Abstract

Focusing on concepts of pluralism and diversity, in this study we use a national sample of urban community newspapers to examine relations between community characteristics and media variables in the urban context. We draw on several measures designed to tap conflict versus consensus reporting styles as advanced by Tichenor and his colleagues (Donohue, Olien, & Tichenor, 1985; Donohue, Olien, Tichenor, & Demers, 1990; Tichenor, Donohue, & Olien, 1980), but embed these measures in a larger set of newspaper goals and functions as described by newspaper editors, allowing us to ask if other goals and functions are affected by community pluralism. Results show that numerous measures of diversity in the census are correlated with perceptions by editors that power lies in local groups. In the actual test of Tichenor et al.'s conflict reporting styles (editors' goals), several ascriptive factors are important, but our sample size is too small to provide sufficient power for statistical significance.
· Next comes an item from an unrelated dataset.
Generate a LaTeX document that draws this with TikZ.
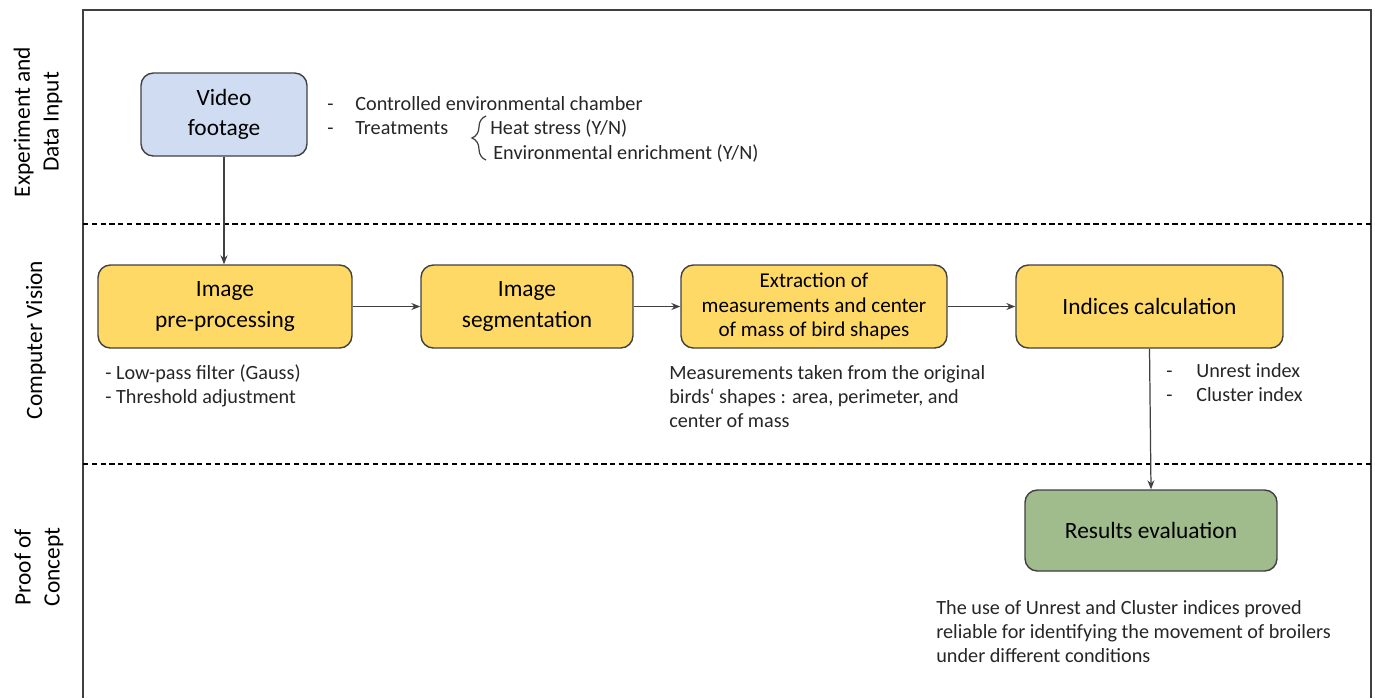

Subsequent analysis of all newspaper goals shows that overall diversity in the census data is correlated with only 1 dimension-the relative importance of advertising and theater as a newspaper goal or function. Of the individual measures, ascriptive diversity, particularly race, is positively related to the importance of civic journalism and activity. One could argue that status has been replaced by ethnic differences as the basis of conflict.